§ EXERCISE PROMPT: Reproduce the listing word for word. Skip any image.

§ DATASET EXCERPT:

┄┄┄┄┄┄┄┄┄┄┄┄┄┄┄┄┄┄┄┄

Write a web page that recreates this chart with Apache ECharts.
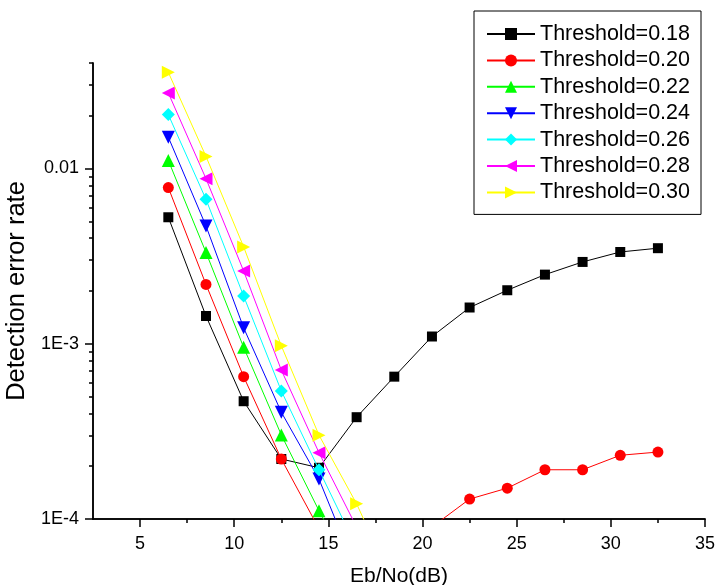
<!DOCTYPE html>
<html>
<head>
<meta charset="utf-8">
<script src="https://cdn.jsdelivr.net/npm/echarts@6/dist/echarts.min.js"></script>
<style>
html,body{margin:0;padding:0;background:#fff;}
#chart{width:716px;height:585px;}
</style>
</head>
<body>
<div id="chart"></div>
<script>
// ---- data ----
var xValues = [6.5, 8.5, 10.5, 12.5, 14.5, 16.5, 18.5, 20.5, 22.5, 24.5, 26.5, 28.5, 30.5, 32.5];
var seriesNames = ['Threshold=0.18', 'Threshold=0.20', 'Threshold=0.22', 'Threshold=0.24', 'Threshold=0.26', 'Threshold=0.28', 'Threshold=0.30'];
var th018 = [0.00527, 0.00144, 0.000470, 0.000220, 0.000196, 0.000381, 0.000649, 0.00110, 0.00161, 0.00202, 0.00248, 0.00293, 0.00334, 0.00351];
var th020 = [0.00778, 0.00218, 0.000649, 0.000220, 0.000088, 0.000050, 0.000060, 0.000090, 0.000130, 0.000150, 0.000191, 0.000191, 0.000231, 0.000241];
var th022 = [0.01112, 0.00332, 0.000954, 0.000302, 0.0001115, 0.000045];
var th024 = [0.0151, 0.00470, 0.001233, 0.000407, 0.000169, 0.000050];
var th026 = [0.0203, 0.00667, 0.00187, 0.000538, 0.000191, 0.0000686];
var th028 = [0.0270, 0.00875, 0.00260, 0.000708, 0.000239, 0.0000898];
var th030 = [0.0354, 0.01172, 0.00357, 0.000974, 0.000301, 0.000122, 0.0000417];
var xTickLabels = [5, 10, 15, 20, 25, 30, 35];
var xMinorTicks = [7.5, 12.5, 17.5, 22.5, 27.5, 32.5];
var yTickValues = [0.0001, 0.001, 0.01];
var yTickLabels = ['1E-4', '1E-3', '0.01'];
var yMinorTicks = [0.0002, 0.0003, 0.0004, 0.0005, 0.0006, 0.0007, 0.0008, 0.0009,
                   0.002, 0.003, 0.004, 0.005, 0.006, 0.007, 0.008, 0.009,
                   0.02, 0.03, 0.04];

// ---- styles ----
var allData = [th018, th020, th022, th024, th026, th028, th030];
var colors = ['#000000', '#ff0000', '#00ff00', '#0000ff', '#00ffff', '#ff00ff', '#ffff00'];
var symbols = ['rect', 'circle', 'triangle', 'triangle', 'diamond', 'triangle', 'triangle'];
var rotates = [0, 0, 0, 180, 0, 90, -90];
var sizes = [10, 11, 13, 13, 13, 13, 13];
var FONT = 'Arial, "Liberation Sans", sans-serif';

function pairs(ys) {
  var out = [];
  for (var i = 0; i < ys.length; i++) out.push([xValues[i], ys[i]]);
  return out;
}

var series = allData.map(function (ys, i) {
  return {
    name: seriesNames[i],
    type: 'line',
    data: pairs(ys),
    xAxisIndex: 0,
    yAxisIndex: 0,
    symbol: symbols[i],
    symbolSize: sizes[i],
    symbolRotate: rotates[i],
    showAllSymbol: true,
    clip: true,
    lineStyle: { color: colors[i], width: 1 },
    itemStyle: { color: colors[i], borderWidth: 0 },
    emphasis: { disabled: true },
    animation: false,
    z: 2 + i
  };
});
// empty helper series so the minor-tick axes are laid out
series.push({
  type: 'line', xAxisIndex: 1, yAxisIndex: 1, data: [], silent: true, symbol: 'none'
});

var axisLineStyle = { color: '#000', width: 1.5 };

var option = {
  animation: false,
  backgroundColor: '#fff',
  grid: { left: 93, right: 11, top: 63, bottom: 66, containLabel: false, outerBoundsMode: 'none' },
  legend: {
    orient: 'vertical',
    left: 474,
    top: 11,
    padding: [12, 11, 11, 12],
    itemGap: 4.4,
    itemWidth: 48,
    itemHeight: 15,
    borderColor: '#000',
    borderWidth: 1,
    backgroundColor: '#fff',
    textStyle: { color: '#000', fontSize: 21.5, fontFamily: FONT },
    data: seriesNames
  },
  xAxis: [{
    type: 'value',
    min: 2.5,
    max: 35,
    position: 'bottom',
    name: 'Eb/No(dB)',
    nameLocation: 'middle',
    nameGap: 47,
    nameTextStyle: { color: '#000', fontSize: 21, fontFamily: FONT },
    axisLine: { show: true, onZero: false, lineStyle: axisLineStyle },
    axisTick: { show: true, inside: false, length: 8, lineStyle: { color: '#000', width: 1.5 }, customValues: xTickLabels },
    axisLabel: { show: true, margin: 16, customValues: xTickLabels, color: '#000', fontSize: 18, fontFamily: FONT },
    splitLine: { show: false }
  }, {
    type: 'value',
    min: 2.5,
    max: 35,
    position: 'bottom',
    offset: 0,
    axisLine: { show: true, onZero: false, lineStyle: { color: '#000', width: 1.5 } },
    axisTick: { show: true, inside: false, length: 4, lineStyle: { color: '#000', width: 1.5 }, customValues: xMinorTicks },
    axisLabel: { show: false },
    splitLine: { show: false }
  }],
  yAxis: [{
    type: 'log',
    logBase: 10,
    min: 0.0001,
    max: 0.04,
    position: 'left',
    name: 'Detection error rate',
    nameLocation: 'middle',
    nameGap: 62,
    nameRotate: 90,
    nameTextStyle: { color: '#000', fontSize: 25.5, fontFamily: FONT },
    axisLine: { show: true, onZero: false, lineStyle: axisLineStyle },
    axisTick: { show: true, inside: false, length: 8, lineStyle: { color: '#000', width: 1.5 }, customValues: yTickValues },
    axisLabel: {
      show: true, margin: 14, customValues: yTickValues,
      color: '#000', fontSize: 18, fontFamily: FONT,
      formatter: function (v) {
        for (var i = 0; i < yTickValues.length; i++) {
          if (Math.abs(Math.log10(v) - Math.log10(yTickValues[i])) < 1e-6) return yTickLabels[i];
        }
        return '';
      }
    },
    splitLine: { show: false }
  }, {
    type: 'log',
    logBase: 10,
    min: 0.0001,
    max: 0.04,
    position: 'left',
    offset: 0,
    axisLine: { show: true, onZero: false, lineStyle: { color: '#000', width: 1.5 } },
    axisTick: { show: true, inside: false, length: 4, lineStyle: { color: '#000', width: 1.5 }, customValues: yMinorTicks },
    axisLabel: { show: false },
    splitLine: { show: false }
  }],
  series: series
};

var chart = echarts.init(document.getElementById('chart'), null, { renderer: 'canvas' });
chart.setOption(option);
</script>
</body>
</html>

┄┄┄┄┄┄┄┄┄┄┄┄┄┄┄┄┄┄┄┄

§ ANSWER TO THIS PROBLEM:
Write a web page that recreates this chart with Apache ECharts.
<!DOCTYPE html>
<html>
<head>
<meta charset="utf-8">
<script src="https://cdn.jsdelivr.net/npm/echarts@6/dist/echarts.min.js"></script>
<style>
html,body{margin:0;padding:0;background:#fff;}
#chart{width:716px;height:585px;}
</style>
</head>
<body>
<div id="chart"></div>
<script>
// ---- data ----
var xValues = [6.5, 8.5, 10.5, 12.5, 14.5, 16.5, 18.5, 20.5, 22.5, 24.5, 26.5, 28.5, 30.5, 32.5];
var seriesNames = ['Threshold=0.18', 'Threshold=0.20', 'Threshold=0.22', 'Threshold=0.24', 'Threshold=0.26', 'Threshold=0.28', 'Threshold=0.30'];
var th018 = [0.00527, 0.00144, 0.000470, 0.000220, 0.000196, 0.000381, 0.000649, 0.00110, 0.00161, 0.00202, 0.00248, 0.00293, 0.00334, 0.00351];
var th020 = [0.00778, 0.00218, 0.000649, 0.000220, 0.000088, 0.000050, 0.000060, 0.000090, 0.000130, 0.000150, 0.000191, 0.000191, 0.000231, 0.000241];
var th022 = [0.01112, 0.00332, 0.000954, 0.000302, 0.0001115, 0.000045];
var th024 = [0.0151, 0.00470, 0.001233, 0.000407, 0.000169, 0.000050];
var th026 = [0.0203, 0.00667, 0.00187, 0.000538, 0.000191, 0.0000686];
var th028 = [0.0270, 0.00875, 0.00260, 0.000708, 0.000239, 0.0000898];
var th030 = [0.0354, 0.01172, 0.00357, 0.000974, 0.000301, 0.000122, 0.0000417];
var xTickLabels = [5, 10, 15, 20, 25, 30, 35];
var xMinorTicks = [7.5, 12.5, 17.5, 22.5, 27.5, 32.5];
var yTickValues = [0.0001, 0.001, 0.01];
var yTickLabels = ['1E-4', '1E-3', '0.01'];
var yMinorTicks = [0.0002, 0.0003, 0.0004, 0.0005, 0.0006, 0.0007, 0.0008, 0.0009,
                   0.002, 0.003, 0.004, 0.005, 0.006, 0.007, 0.008, 0.009,
                   0.02, 0.03, 0.04];

// ---- styles ----
var allData = [th018, th020, th022, th024, th026, th028, th030];
var colors = ['#000000', '#ff0000', '#00ff00', '#0000ff', '#00ffff', '#ff00ff', '#ffff00'];
var symbols = ['rect', 'circle', 'triangle', 'triangle', 'diamond', 'triangle', 'triangle'];
var rotates = [0, 0, 0, 180, 0, 90, -90];
var sizes = [10, 11, 13, 13, 13, 13, 13];
var FONT = 'Arial, "Liberation Sans", sans-serif';

function pairs(ys) {
  var out = [];
  for (var i = 0; i < ys.length; i++) out.push([xValues[i], ys[i]]);
  return out;
}

var series = allData.map(function (ys, i) {
  return {
    name: seriesNames[i],
    type: 'line',
    data: pairs(ys),
    xAxisIndex: 0,
    yAxisIndex: 0,
    symbol: symbols[i],
    symbolSize: sizes[i],
    symbolRotate: rotates[i],
    showAllSymbol: true,
    clip: true,
    lineStyle: { color: colors[i], width: 1 },
    itemStyle: { color: colors[i], borderWidth: 0 },
    emphasis: { disabled: true },
    animation: false,
    z: 2 + i
  };
});
// empty helper series so the minor-tick axes are laid out
series.push({
  type: 'line', xAxisIndex: 1, yAxisIndex: 1, data: [], silent: true, symbol: 'none'
});

var axisLineStyle = { color: '#000', width: 1.5 };

var option = {
  animation: false,
  backgroundColor: '#fff',
  grid: { left: 93, right: 11, top: 63, bottom: 66, containLabel: false, outerBoundsMode: 'none' },
  legend: {
    orient: 'vertical',
    left: 474,
    top: 11,
    padding: [12, 11, 11, 12],
    itemGap: 4.4,
    itemWidth: 48,
    itemHeight: 15,
    borderColor: '#000',
    borderWidth: 1,
    backgroundColor: '#fff',
    textStyle: { color: '#000', fontSize: 21.5, fontFamily: FONT },
    data: seriesNames
  },
  xAxis: [{
    type: 'value',
    min: 2.5,
    max: 35,
    position: 'bottom',
    name: 'Eb/No(dB)',
    nameLocation: 'middle',
    nameGap: 47,
    nameTextStyle: { color: '#000', fontSize: 21, fontFamily: FONT },
    axisLine: { show: true, onZero: false, lineStyle: axisLineStyle },
    axisTick: { show: true, inside: false, length: 8, lineStyle: { color: '#000', width: 1.5 }, customValues: xTickLabels },
    axisLabel: { show: true, margin: 16, customValues: xTickLabels, color: '#000', fontSize: 18, fontFamily: FONT },
    splitLine: { show: false }
  }, {
    type: 'value',
    min: 2.5,
    max: 35,
    position: 'bottom',
    offset: 0,
    axisLine: { show: true, onZero: false, lineStyle: { color: '#000', width: 1.5 } },
    axisTick: { show: true, inside: false, length: 4, lineStyle: { color: '#000', width: 1.5 }, customValues: xMinorTicks },
    axisLabel: { show: false },
    splitLine: { show: false }
  }],
  yAxis: [{
    type: 'log',
    logBase: 10,
    min: 0.0001,
    max: 0.04,
    position: 'left',
    name: 'Detection error rate',
    nameLocation: 'middle',
    nameGap: 62,
    nameRotate: 90,
    nameTextStyle: { color: '#000', fontSize: 25.5, fontFamily: FONT },
    axisLine: { show: true, onZero: false, lineStyle: axisLineStyle },
    axisTick: { show: true, inside: false, length: 8, lineStyle: { color: '#000', width: 1.5 }, customValues: yTickValues },
    axisLabel: {
      show: true, margin: 14, customValues: yTickValues,
      color: '#000', fontSize: 18, fontFamily: FONT,
      formatter: function (v) {
        for (var i = 0; i < yTickValues.length; i++) {
          if (Math.abs(Math.log10(v) - Math.log10(yTickValues[i])) < 1e-6) return yTickLabels[i];
        }
        return '';
      }
    },
    splitLine: { show: false }
  }, {
    type: 'log',
    logBase: 10,
    min: 0.0001,
    max: 0.04,
    position: 'left',
    offset: 0,
    axisLine: { show: true, onZero: false, lineStyle: { color: '#000', width: 1.5 } },
    axisTick: { show: true, inside: false, length: 4, lineStyle: { color: '#000', width: 1.5 }, customValues: yMinorTicks },
    axisLabel: { show: false },
    splitLine: { show: false }
  }],
  series: series
};

var chart = echarts.init(document.getElementById('chart'), null, { renderer: 'canvas' });
chart.setOption(option);
</script>
</body>
</html>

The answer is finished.